#### [EXERCISE]
Write out the material again word for word, dropping any images it holds.

#### [RECORDED INFORMATION]
— Begin —
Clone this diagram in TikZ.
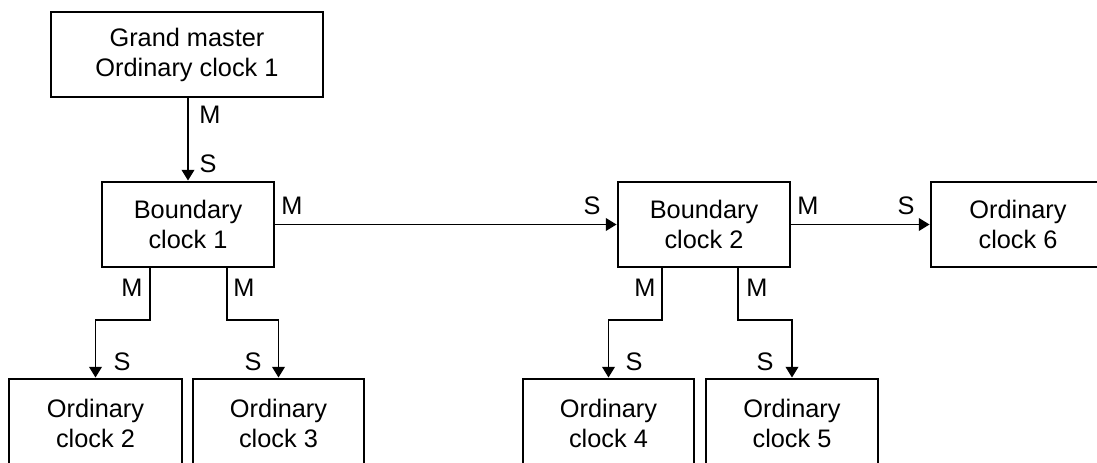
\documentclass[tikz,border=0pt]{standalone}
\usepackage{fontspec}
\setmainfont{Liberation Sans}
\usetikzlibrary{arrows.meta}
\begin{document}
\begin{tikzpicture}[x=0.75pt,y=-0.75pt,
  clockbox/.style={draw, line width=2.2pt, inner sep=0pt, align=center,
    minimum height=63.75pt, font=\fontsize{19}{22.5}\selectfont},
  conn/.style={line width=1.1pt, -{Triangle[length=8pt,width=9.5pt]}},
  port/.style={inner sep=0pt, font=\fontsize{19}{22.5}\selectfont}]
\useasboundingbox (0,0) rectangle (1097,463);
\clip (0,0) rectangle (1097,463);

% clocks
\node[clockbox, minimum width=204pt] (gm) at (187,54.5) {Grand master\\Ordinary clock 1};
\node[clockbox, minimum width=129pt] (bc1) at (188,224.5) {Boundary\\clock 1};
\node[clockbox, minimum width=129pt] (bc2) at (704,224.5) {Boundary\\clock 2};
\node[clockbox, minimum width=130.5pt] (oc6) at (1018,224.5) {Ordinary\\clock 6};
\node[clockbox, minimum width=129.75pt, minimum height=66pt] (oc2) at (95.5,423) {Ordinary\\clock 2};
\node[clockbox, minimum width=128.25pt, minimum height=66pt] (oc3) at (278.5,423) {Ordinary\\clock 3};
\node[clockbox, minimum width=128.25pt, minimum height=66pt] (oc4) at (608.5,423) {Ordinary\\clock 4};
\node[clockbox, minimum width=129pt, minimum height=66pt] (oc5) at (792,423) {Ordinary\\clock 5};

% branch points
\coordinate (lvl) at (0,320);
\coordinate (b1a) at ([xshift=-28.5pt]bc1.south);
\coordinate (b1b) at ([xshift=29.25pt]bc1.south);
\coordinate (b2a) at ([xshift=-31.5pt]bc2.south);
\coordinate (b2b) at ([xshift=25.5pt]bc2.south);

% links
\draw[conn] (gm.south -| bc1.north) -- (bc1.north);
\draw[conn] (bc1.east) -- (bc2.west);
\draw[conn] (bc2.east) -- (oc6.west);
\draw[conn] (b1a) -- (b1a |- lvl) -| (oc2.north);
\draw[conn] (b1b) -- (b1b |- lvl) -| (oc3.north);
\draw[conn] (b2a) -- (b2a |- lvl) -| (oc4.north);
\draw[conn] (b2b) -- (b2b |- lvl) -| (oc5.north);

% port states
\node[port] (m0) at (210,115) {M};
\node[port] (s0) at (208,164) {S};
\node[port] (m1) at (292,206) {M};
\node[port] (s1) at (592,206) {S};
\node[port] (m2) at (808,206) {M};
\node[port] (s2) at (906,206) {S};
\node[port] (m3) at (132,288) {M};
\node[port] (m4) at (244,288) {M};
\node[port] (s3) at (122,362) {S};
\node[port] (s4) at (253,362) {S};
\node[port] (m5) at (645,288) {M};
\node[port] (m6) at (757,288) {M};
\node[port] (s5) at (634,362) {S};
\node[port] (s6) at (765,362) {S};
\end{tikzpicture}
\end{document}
— End —
#### [EXERCISE SOLUTION]
Clone this diagram in TikZ.
\documentclass[tikz,border=0pt]{standalone}
\usepackage{fontspec}
\setmainfont{Liberation Sans}
\usetikzlibrary{arrows.meta}
\begin{document}
\begin{tikzpicture}[x=0.75pt,y=-0.75pt,
  clockbox/.style={draw, line width=2.2pt, inner sep=0pt, align=center,
    minimum height=63.75pt, font=\fontsize{19}{22.5}\selectfont},
  conn/.style={line width=1.1pt, -{Triangle[length=8pt,width=9.5pt]}},
  port/.style={inner sep=0pt, font=\fontsize{19}{22.5}\selectfont}]
\useasboundingbox (0,0) rectangle (1097,463);
\clip (0,0) rectangle (1097,463);

% clocks
\node[clockbox, minimum width=204pt] (gm) at (187,54.5) {Grand master\\Ordinary clock 1};
\node[clockbox, minimum width=129pt] (bc1) at (188,224.5) {Boundary\\clock 1};
\node[clockbox, minimum width=129pt] (bc2) at (704,224.5) {Boundary\\clock 2};
\node[clockbox, minimum width=130.5pt] (oc6) at (1018,224.5) {Ordinary\\clock 6};
\node[clockbox, minimum width=129.75pt, minimum height=66pt] (oc2) at (95.5,423) {Ordinary\\clock 2};
\node[clockbox, minimum width=128.25pt, minimum height=66pt] (oc3) at (278.5,423) {Ordinary\\clock 3};
\node[clockbox, minimum width=128.25pt, minimum height=66pt] (oc4) at (608.5,423) {Ordinary\\clock 4};
\node[clockbox, minimum width=129pt, minimum height=66pt] (oc5) at (792,423) {Ordinary\\clock 5};

% branch points
\coordinate (lvl) at (0,320);
\coordinate (b1a) at ([xshift=-28.5pt]bc1.south);
\coordinate (b1b) at ([xshift=29.25pt]bc1.south);
\coordinate (b2a) at ([xshift=-31.5pt]bc2.south);
\coordinate (b2b) at ([xshift=25.5pt]bc2.south);

% links
\draw[conn] (gm.south -| bc1.north) -- (bc1.north);
\draw[conn] (bc1.east) -- (bc2.west);
\draw[conn] (bc2.east) -- (oc6.west);
\draw[conn] (b1a) -- (b1a |- lvl) -| (oc2.north);
\draw[conn] (b1b) -- (b1b |- lvl) -| (oc3.north);
\draw[conn] (b2a) -- (b2a |- lvl) -| (oc4.north);
\draw[conn] (b2b) -- (b2b |- lvl) -| (oc5.north);

% port states
\node[port] (m0) at (210,115) {M};
\node[port] (s0) at (208,164) {S};
\node[port] (m1) at (292,206) {M};
\node[port] (s1) at (592,206) {S};
\node[port] (m2) at (808,206) {M};
\node[port] (s2) at (906,206) {S};
\node[port] (m3) at (132,288) {M};
\node[port] (m4) at (244,288) {M};
\node[port] (s3) at (122,362) {S};
\node[port] (s4) at (253,362) {S};
\node[port] (m5) at (645,288) {M};
\node[port] (m6) at (757,288) {M};
\node[port] (s5) at (634,362) {S};
\node[port] (s6) at (765,362) {S};
\end{tikzpicture}
\end{document}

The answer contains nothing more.